Vergeleken met het eerste kwartaal vorig jaar nam het ziekteverzuim af in alle branches van de bedrijfstak gezondheids- en welzijnszorg. Het verschil was het grootst bij de huisartsen en gezondheidscentra (van 9,7 naar 7,3 procent) en de kinderopvang (van 10,0 naar 8,8 procent). Het waren de branches waar vorig jaar de grootste stijging was in vergelijking met het jaar daarvoor. Het verzuim is nog altijd het hoogst in de branche verpleging, verzorging en thuiszorg: 9,6 procent.
Vergeleken met het laatste kwartaal van 2022 was het ziekteverzuim nog wel iets hoger, maar vergelijkingen worden vanwege seizoenseffecten vaak gedaan op jaarbasis.
Verzuim door werk
Vaker dan gemiddeld heeft het verzuim in de bedrijfstak gezondheids- en welzijnszorg te maken met het werk. Dat blijkt uit de uitkomsten van de Nationale Enquête Arbeidsomstandigheden (NEA), eens per jaar uitgevoerd door het CBS en TNO.

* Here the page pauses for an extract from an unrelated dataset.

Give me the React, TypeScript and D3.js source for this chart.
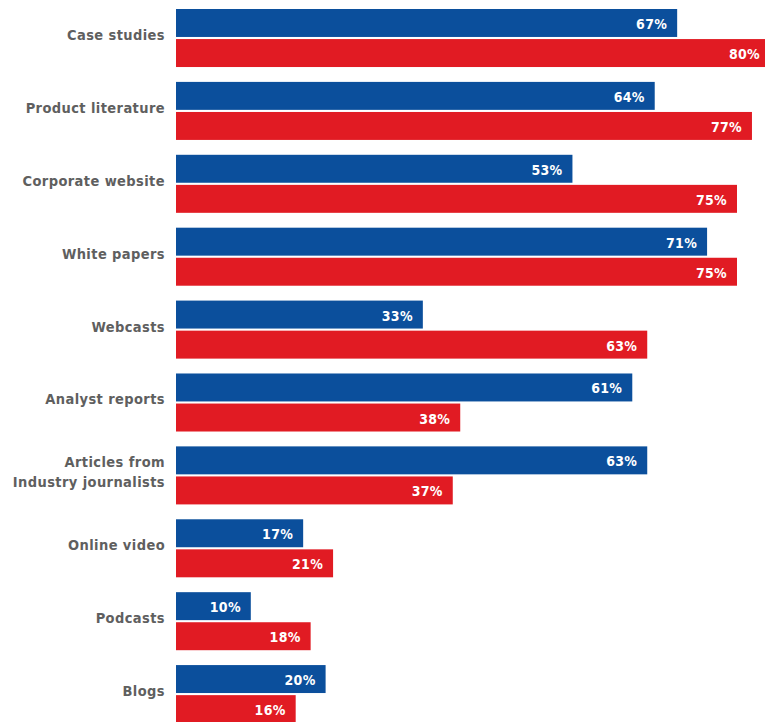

Van de werknemers in de gezondheids- en welzijnszorg die weleens hebben verzuimd zei 10 procent in 2022 dat het meest recente verzuim hoofdzakelijk vooral een gevolg is van het werk. Daarbij kan het ook gaan over verzuim langer dan een jaar geleden. Volgens 15 procent was het verzuim deels toe te schrijven aan het werk. Dit is vaker dan gemiddeld onder werknemers in alle bedrijfstakken (respectievelijk 7 procent en 12 procent).
Binnen de bedrijfstak gezondheids- en welzijnszorg kwam verzuim dat hoofdzakelijk een gevolg is van het werk in 2022 het vaakst voor in de branches verpleging, verzorging en thuiszorg (12 procent) en kinderopvang (11 procent).